You can aid in preserving the moulages in three ways:
- Donate directly to the museum HERE
- Donate through our gofundme page HERE
- Purchase items through our etsy store HERE
In the 1800’s photography was not commercially available, and the founding-fathers of dermatology needed an accurate way to record skin diseases. Hand-drawing was limited in capturing all of the fine details of skin conditions. The earliest dermatologists either were artists themselves, or employed artists to make a plaster cast directly on patients to create an impression of the body and skin condition. Wax was then poured into the cast to create a life-like figure which was hand-painted to record all the color and fine details of each skin condition. Moulages were hung along the walls inside of the first dermatology departments so that future generations could study them to learn about skin disease. Once photography became easily accessible in the 1920’s-1930’s, moulage-making became less common and many collections were lost or destroyed over subsequent years.
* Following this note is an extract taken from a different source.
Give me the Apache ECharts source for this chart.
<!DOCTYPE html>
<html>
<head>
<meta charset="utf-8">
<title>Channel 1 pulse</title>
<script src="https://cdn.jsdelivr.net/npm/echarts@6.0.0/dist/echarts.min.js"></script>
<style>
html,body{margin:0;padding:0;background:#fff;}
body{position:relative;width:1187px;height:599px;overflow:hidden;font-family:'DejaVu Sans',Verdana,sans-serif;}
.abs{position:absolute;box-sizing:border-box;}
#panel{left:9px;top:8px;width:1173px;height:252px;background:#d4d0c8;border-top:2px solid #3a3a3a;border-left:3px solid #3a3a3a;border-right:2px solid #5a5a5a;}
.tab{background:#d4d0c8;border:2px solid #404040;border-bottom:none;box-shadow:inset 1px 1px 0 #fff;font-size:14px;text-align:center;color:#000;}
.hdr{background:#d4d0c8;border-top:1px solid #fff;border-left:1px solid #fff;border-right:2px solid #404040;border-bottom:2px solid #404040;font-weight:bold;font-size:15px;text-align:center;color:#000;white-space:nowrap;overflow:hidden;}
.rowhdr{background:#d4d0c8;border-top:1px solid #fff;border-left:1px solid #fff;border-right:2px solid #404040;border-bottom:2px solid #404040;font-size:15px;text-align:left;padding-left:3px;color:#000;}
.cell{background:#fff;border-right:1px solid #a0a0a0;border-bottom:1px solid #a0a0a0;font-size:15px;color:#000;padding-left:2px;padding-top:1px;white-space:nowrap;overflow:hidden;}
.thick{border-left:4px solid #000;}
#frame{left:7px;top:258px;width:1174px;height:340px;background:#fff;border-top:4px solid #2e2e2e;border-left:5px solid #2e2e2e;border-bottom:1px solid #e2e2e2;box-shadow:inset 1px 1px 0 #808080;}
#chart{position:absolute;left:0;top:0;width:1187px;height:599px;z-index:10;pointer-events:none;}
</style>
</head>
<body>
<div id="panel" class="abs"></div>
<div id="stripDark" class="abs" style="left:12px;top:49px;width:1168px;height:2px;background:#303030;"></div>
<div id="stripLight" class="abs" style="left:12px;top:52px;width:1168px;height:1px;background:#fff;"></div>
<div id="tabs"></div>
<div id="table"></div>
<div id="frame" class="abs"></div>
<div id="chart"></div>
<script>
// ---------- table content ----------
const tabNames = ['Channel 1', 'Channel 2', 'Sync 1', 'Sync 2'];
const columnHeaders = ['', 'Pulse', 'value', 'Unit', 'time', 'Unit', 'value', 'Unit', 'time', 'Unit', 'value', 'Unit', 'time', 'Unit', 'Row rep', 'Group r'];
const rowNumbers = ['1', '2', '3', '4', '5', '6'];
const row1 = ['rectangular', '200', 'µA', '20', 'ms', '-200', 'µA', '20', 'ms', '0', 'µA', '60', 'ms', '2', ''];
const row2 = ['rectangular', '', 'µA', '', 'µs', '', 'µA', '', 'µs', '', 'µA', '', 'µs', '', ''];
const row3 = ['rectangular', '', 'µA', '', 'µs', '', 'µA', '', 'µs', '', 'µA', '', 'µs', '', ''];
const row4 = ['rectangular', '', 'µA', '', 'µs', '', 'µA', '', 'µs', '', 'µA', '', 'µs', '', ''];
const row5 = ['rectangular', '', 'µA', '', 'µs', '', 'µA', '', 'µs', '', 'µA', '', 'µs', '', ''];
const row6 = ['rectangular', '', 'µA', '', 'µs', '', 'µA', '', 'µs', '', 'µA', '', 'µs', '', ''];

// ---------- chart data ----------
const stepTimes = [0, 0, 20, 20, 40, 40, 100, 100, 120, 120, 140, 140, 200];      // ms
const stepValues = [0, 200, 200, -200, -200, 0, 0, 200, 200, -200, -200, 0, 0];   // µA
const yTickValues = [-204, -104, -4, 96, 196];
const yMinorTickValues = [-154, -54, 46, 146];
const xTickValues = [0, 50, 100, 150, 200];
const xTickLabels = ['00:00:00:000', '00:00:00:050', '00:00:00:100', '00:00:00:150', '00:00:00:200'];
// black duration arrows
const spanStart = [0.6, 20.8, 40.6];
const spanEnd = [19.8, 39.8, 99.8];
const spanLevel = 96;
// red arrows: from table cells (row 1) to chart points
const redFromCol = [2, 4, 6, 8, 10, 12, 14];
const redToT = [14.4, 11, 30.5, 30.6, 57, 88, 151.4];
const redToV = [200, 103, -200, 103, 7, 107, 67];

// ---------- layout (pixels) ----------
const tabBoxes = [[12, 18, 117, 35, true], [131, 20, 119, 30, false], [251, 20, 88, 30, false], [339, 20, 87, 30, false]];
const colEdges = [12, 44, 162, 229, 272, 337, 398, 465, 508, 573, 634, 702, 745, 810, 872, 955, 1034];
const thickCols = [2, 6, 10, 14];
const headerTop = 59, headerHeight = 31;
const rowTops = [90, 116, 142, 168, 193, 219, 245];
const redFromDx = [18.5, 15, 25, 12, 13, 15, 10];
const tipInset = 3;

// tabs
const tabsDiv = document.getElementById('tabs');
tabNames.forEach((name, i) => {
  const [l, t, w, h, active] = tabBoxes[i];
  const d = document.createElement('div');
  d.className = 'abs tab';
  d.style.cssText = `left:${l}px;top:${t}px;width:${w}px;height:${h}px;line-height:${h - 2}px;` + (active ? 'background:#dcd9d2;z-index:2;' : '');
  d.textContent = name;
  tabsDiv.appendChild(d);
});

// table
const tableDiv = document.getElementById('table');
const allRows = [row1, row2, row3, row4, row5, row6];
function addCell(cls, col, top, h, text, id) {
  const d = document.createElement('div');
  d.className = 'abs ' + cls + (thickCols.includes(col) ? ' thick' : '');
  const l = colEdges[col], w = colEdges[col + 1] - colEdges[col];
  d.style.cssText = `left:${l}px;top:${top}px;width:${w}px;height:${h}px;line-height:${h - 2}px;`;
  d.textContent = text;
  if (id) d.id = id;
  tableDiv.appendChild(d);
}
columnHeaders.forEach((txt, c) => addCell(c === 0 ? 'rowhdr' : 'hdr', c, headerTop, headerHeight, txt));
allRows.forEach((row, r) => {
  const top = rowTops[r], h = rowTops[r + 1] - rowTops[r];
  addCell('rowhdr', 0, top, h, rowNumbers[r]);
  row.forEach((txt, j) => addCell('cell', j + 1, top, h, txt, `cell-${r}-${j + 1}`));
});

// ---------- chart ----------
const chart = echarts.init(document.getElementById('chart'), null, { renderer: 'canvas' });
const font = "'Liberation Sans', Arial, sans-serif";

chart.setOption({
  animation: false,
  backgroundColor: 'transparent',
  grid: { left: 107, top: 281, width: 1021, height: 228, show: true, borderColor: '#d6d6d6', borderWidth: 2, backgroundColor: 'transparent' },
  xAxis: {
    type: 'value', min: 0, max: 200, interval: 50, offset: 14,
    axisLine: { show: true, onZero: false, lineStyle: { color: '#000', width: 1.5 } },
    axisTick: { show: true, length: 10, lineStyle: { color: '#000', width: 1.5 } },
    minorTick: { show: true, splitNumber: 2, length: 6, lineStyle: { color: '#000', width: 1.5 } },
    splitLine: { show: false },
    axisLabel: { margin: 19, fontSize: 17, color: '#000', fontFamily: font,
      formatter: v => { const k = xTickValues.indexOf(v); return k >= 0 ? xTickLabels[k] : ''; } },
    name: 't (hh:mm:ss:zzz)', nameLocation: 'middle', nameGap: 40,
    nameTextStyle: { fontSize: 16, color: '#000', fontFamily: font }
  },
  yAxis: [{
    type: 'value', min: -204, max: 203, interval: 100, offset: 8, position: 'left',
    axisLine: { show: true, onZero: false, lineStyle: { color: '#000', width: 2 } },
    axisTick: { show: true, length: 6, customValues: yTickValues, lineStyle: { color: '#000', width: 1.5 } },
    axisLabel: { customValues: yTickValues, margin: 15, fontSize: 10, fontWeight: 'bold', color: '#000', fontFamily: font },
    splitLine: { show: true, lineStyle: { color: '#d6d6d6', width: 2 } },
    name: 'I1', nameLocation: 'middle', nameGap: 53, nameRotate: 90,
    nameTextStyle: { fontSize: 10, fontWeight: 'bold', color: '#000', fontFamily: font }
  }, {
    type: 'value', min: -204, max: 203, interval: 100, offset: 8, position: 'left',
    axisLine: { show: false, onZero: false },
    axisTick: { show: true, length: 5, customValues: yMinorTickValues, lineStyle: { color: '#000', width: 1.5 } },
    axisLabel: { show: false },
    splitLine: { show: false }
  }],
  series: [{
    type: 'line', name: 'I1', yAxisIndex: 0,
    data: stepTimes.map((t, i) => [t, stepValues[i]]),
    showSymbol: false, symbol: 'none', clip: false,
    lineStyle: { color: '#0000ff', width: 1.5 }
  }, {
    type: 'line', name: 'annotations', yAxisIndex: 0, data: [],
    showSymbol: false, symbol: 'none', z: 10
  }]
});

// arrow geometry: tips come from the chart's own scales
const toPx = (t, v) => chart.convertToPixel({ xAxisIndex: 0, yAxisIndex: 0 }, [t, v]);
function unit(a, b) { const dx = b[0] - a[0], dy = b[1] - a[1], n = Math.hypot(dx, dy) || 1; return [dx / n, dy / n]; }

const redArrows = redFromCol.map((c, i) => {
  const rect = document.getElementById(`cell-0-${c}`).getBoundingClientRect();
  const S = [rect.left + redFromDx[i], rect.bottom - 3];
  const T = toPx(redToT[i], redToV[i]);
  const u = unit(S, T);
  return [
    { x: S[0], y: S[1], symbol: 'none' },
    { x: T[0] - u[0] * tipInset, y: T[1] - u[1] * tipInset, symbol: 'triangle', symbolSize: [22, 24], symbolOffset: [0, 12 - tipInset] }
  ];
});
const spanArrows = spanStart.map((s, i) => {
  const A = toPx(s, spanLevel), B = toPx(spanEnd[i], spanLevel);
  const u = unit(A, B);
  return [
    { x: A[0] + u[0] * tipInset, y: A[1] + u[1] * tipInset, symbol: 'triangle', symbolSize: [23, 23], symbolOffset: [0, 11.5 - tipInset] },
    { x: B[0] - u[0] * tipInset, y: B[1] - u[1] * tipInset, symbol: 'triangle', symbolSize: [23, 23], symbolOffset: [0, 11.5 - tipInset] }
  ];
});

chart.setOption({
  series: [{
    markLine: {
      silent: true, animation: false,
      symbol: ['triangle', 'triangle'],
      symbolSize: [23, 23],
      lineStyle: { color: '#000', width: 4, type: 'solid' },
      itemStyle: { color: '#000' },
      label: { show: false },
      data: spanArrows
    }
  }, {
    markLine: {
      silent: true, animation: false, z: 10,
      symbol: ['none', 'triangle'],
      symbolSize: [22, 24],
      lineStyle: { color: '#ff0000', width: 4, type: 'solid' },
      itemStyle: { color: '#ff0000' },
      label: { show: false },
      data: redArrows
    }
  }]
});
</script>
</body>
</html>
Save the Moulages is also a way to pay homage to, and learn a little about key figures in dermatology. Each month, we plan to feature a pair of dermatologists: present + past; with an interview of the present, and interesting tidbits about the past, as a way to indulge in a bit of learning about dermatologic kith and kin.
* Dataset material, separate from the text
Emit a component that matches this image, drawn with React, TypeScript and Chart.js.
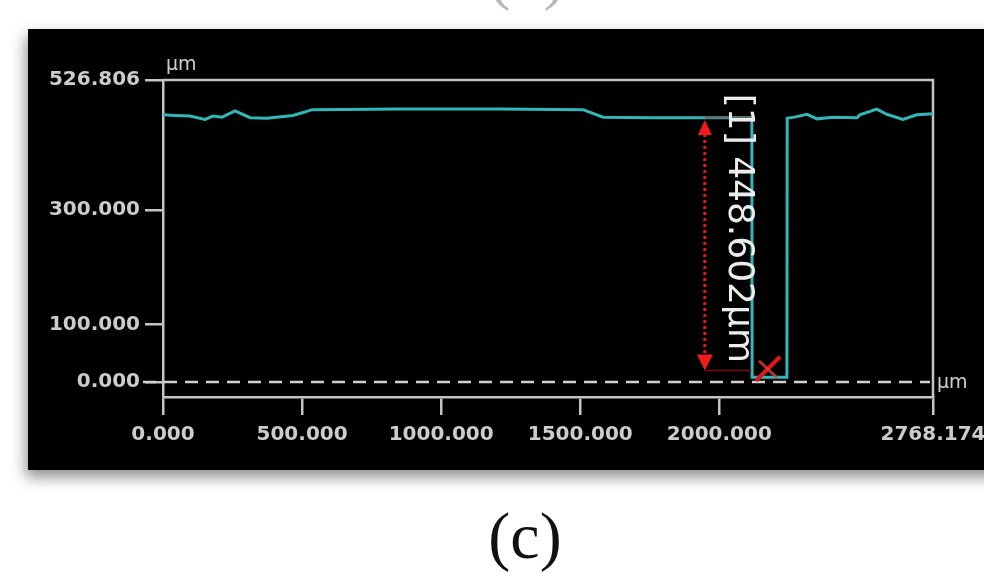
import React, { useEffect, useRef } from "react";
import { Chart, registerables } from "chart.js";

Chart.register(...registerables);

// ---- data (µm) ----
const profileX = [0, 43, 97, 151, 180, 212, 259, 313, 374, 467, 503, 536, 852, 1211, 1510, 1582, 1750, 1930, 2117, 2118, 2243, 2244, 2270, 2315, 2351, 2408, 2495, 2505, 2566, 2602, 2660, 2710, 2768.174];
const profileY = [466, 465, 464, 458, 464, 462, 473, 461, 460, 465, 470, 475, 476, 476, 475, 462, 461, 461, 461, 8, 8, 460, 462, 467, 459, 462, 461, 466, 476, 467, 458, 466, 468];
const xTicks = [0, 500, 1000, 1500, 2000, 2768.174];
const yTicks = [0, 100, 300, 526.806];
const xMax = 2768.174;
const yMin = -26.3;
const yMax = 526.806;
const unitLabel = "µm";
const measureLabel = "[1] 448.602µm";
const measureX = 1948;
const measureTop = 457;
const measureBottom = 20;
const measureRefLevel = 461;
const measureStepX = 2117;
const labelX = 2067;
const labelY = 268;
const markX = 2175;
const markY = 23;
const panelTitle = "(c)";
const prevTitle = "(b)";

const grey = "#c4c4c4";

const overlay = {
  id: "overlay",
  beforeDraw(chart: any) {
    const ctx = chart.ctx;
    ctx.save();
    ctx.fillStyle = "#ffffff";
    ctx.fillRect(0, 0, chart.width, chart.height);
    ctx.shadowColor = "rgba(0,0,0,0.45)";
    ctx.shadowBlur = 14;
    ctx.shadowOffsetY = 7;
    ctx.shadowOffsetX = -2;
    ctx.fillStyle = "#000000";
    ctx.fillRect(28, 29, chart.width, 441);
    ctx.restore();
  },
  beforeDatasetsDraw(chart: any) {
    const { ctx, chartArea, scales } = chart;
    const y0 = scales.y.getPixelForValue(0);
    ctx.save();
    // box top/right
    ctx.strokeStyle = grey;
    ctx.lineWidth = 2.5;
    ctx.beginPath();
    ctx.moveTo(chartArea.left, chartArea.top);
    ctx.lineTo(chartArea.right, chartArea.top);
    ctx.lineTo(chartArea.right, chartArea.bottom);
    ctx.stroke();
    // dashed zero line
    ctx.strokeStyle = "#d0d0d0";
    ctx.lineWidth = 2.5;
    ctx.setLineDash([13, 8]);
    ctx.beginPath();
    ctx.moveTo(chartArea.left - 20, y0);
    ctx.lineTo(chartArea.right - 3, y0);
    ctx.stroke();
    ctx.setLineDash([]);
    // unit labels
    ctx.fillStyle = "#cfcfcf";
    ctx.font = '19px "DejaVu Sans"';
    ctx.textAlign = "left";
    ctx.textBaseline = "alphabetic";
    ctx.fillText(unitLabel, chartArea.left + 3, chartArea.top - 10);
    ctx.textBaseline = "middle";
    ctx.fillText(unitLabel, chartArea.right + 4, y0 + 1);
    ctx.restore();
  },
  afterDatasetsDraw(chart: any) {
    const { ctx, scales } = chart;
    const xs = scales.x, ys = scales.y;
    const ax = xs.getPixelForValue(measureX);
    const yTop = ys.getPixelForValue(measureTop);
    const yBot = ys.getPixelForValue(measureBottom);
    ctx.save();
    // reference lines
    ctx.strokeStyle = "rgba(200,20,20,0.6)";
    ctx.lineWidth = 1.5;
    ctx.beginPath();
    ctx.moveTo(ax, yBot);
    ctx.lineTo(xs.getPixelForValue(measureStepX), yBot);
    ctx.moveTo(ax, ys.getPixelForValue(measureRefLevel));
    ctx.lineTo(xs.getPixelForValue(measureStepX), ys.getPixelForValue(measureRefLevel));
    ctx.stroke();
    // dotted arrow
    ctx.strokeStyle = "#e01818";
    ctx.lineWidth = 3;
    ctx.setLineDash([3, 3]);
    ctx.beginPath();
    ctx.moveTo(ax, yTop + 14);
    ctx.lineTo(ax, yBot - 14);
    ctx.stroke();
    ctx.setLineDash([]);
    ctx.fillStyle = "#f01a1a";
    ctx.beginPath();
    ctx.moveTo(ax, yTop);
    ctx.lineTo(ax - 7, yTop + 15);
    ctx.lineTo(ax + 7, yTop + 15);
    ctx.closePath();
    ctx.fill();
    ctx.beginPath();
    ctx.moveTo(ax, yBot);
    ctx.lineTo(ax - 8, yBot - 16);
    ctx.lineTo(ax + 8, yBot - 16);
    ctx.closePath();
    ctx.fill();
    // X mark
    const mx = xs.getPixelForValue(markX);
    const my = ys.getPixelForValue(markY);
    ctx.strokeStyle = "#e01818";
    ctx.lineWidth = 4;
    ctx.beginPath();
    ctx.moveTo(mx - 12, my + 12);
    ctx.lineTo(mx + 12, my - 12);
    ctx.stroke();
    ctx.strokeStyle = "rgba(230,60,60,0.8)";
    ctx.lineWidth = 3;
    ctx.beginPath();
    ctx.moveTo(mx - 9, my - 8);
    ctx.lineTo(mx + 9, my + 9);
    ctx.stroke();
    // rotated label
    const lx = xs.getPixelForValue(labelX);
    const ly = ys.getPixelForValue(labelY);
    ctx.translate(lx, ly);
    ctx.rotate(Math.PI / 2);
    ctx.fillStyle = "#ececec";
    ctx.font = '36px "DejaVu Sans"';
    ctx.textAlign = "center";
    ctx.textBaseline = "middle";
    ctx.fillText(measureLabel, 0, 0, 272);
    ctx.restore();
  },
  afterDraw(chart: any) {
    const ctx = chart.ctx;
    ctx.save();
    ctx.font = '66px "Liberation Serif"';
    ctx.textAlign = "center";
    ctx.textBaseline = "alphabetic";
    ctx.fillStyle = "#111111";
    ctx.fillText(panelTitle, 525, 558);
    ctx.fillStyle = "#b8b8b8";
    ctx.fillText(prevTitle, 527, -3);
    ctx.restore();
  },
};

export default function App() {
  const ref = useRef<HTMLCanvasElement | null>(null);
  useEffect(() => {
    if (!ref.current) return;
    const chart = new Chart(ref.current, {
      type: "line",
      data: {
        datasets: [
          {
            data: profileX.map((x, i) => ({ x, y: profileY[i] })),
            borderColor: "#33b6b8",
            borderWidth: 3,
            pointRadius: 0,
            tension: 0,
            fill: false,
          },
        ],
      },
      options: {
        animation: false,
        responsive: false,
        devicePixelRatio: 1,
        layout: { padding: { left: 0, right: 51, top: 80, bottom: 117 } },
        plugins: { legend: { display: false }, tooltip: { enabled: false }, title: { display: false } },
        scales: {
          x: {
            type: "linear",
            min: 0,
            max: xMax,
            afterFit: (s: any) => { s.height = 60; s.paddingRight = 0; s.paddingLeft = 0; },
            afterBuildTicks: (s: any) => { s.ticks = xTicks.map((v) => ({ value: v })); },
            ticks: {
              callback: (v: any) => Number(v).toFixed(3),
              color: "#cccccc",
              font: { family: "DejaVu Sans", size: 20, weight: "bold" },
              padding: 8,
              maxRotation: 0,
              autoSkip: false,
            },
            grid: { drawOnChartArea: false, drawTicks: true, tickLength: 18, color: grey, lineWidth: 2.5 },
            border: { display: true, color: grey, width: 2.5 },
          },
          y: {
            type: "linear",
            min: yMin,
            max: yMax,
            afterFit: (s: any) => { s.width = 163; s.paddingTop = 0; s.paddingBottom = 0; },
            afterBuildTicks: (s: any) => { s.ticks = yTicks.map((v) => ({ value: v })); },
            ticks: {
              callback: (v: any) => Number(v).toFixed(3),
              color: "#cccccc",
              font: { family: "DejaVu Sans", size: 20, weight: "bold" },
              padding: 5,
              autoSkip: false,
            },
            grid: { drawOnChartArea: false, drawTicks: true, tickLength: 18, color: grey, lineWidth: 2.5 },
            border: { display: true, color: grey, width: 2.5 },
          },
        },
      },
      plugins: [overlay],
    });
    return () => chart.destroy();
  }, []);
  return (
    <div style={{ position: "fixed", left: 0, top: 0, width: 984, height: 574, background: "#fff" }}>
      <canvas ref={ref} width={984} height={574} style={{ width: 984, height: 574, display: "block" }} />
    </div>
  );
}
I started reading about moulages when preparing a presentation about the relationship of art and early dermatology. The story of the moulages made me feel very emotional and anxious about their conservation for future generations. I visited the Hopital Saint-Louis and saw first-hand the leaky roofs and irreplaceable moulages being ruined by water, mold, and temperature instability.
The Musee des Moulages was the site of the first international meeting for dermatologists in the world. Because it is on the campus of the Hopital Saint-Louis, it is considered part of the national healthcare system in France and funding for patient care means that no money is left for repairing the roof. So the museum is relying on a temporary solution of plastic tarps and buckets to try and prevent the worst damage. The museum is allowed to accept direct earmarked donations from individuals but due to its situation in the national healthcare system it cannot independently solicit funds.
To accompany monthly profiles, I will create an original hand-drawn portrait of each dermatologist which will be silkscreened in limited editions of 25 on 100% organic cotton tote bags, the sale of which will also raise funds for the restoration of the moulage collection.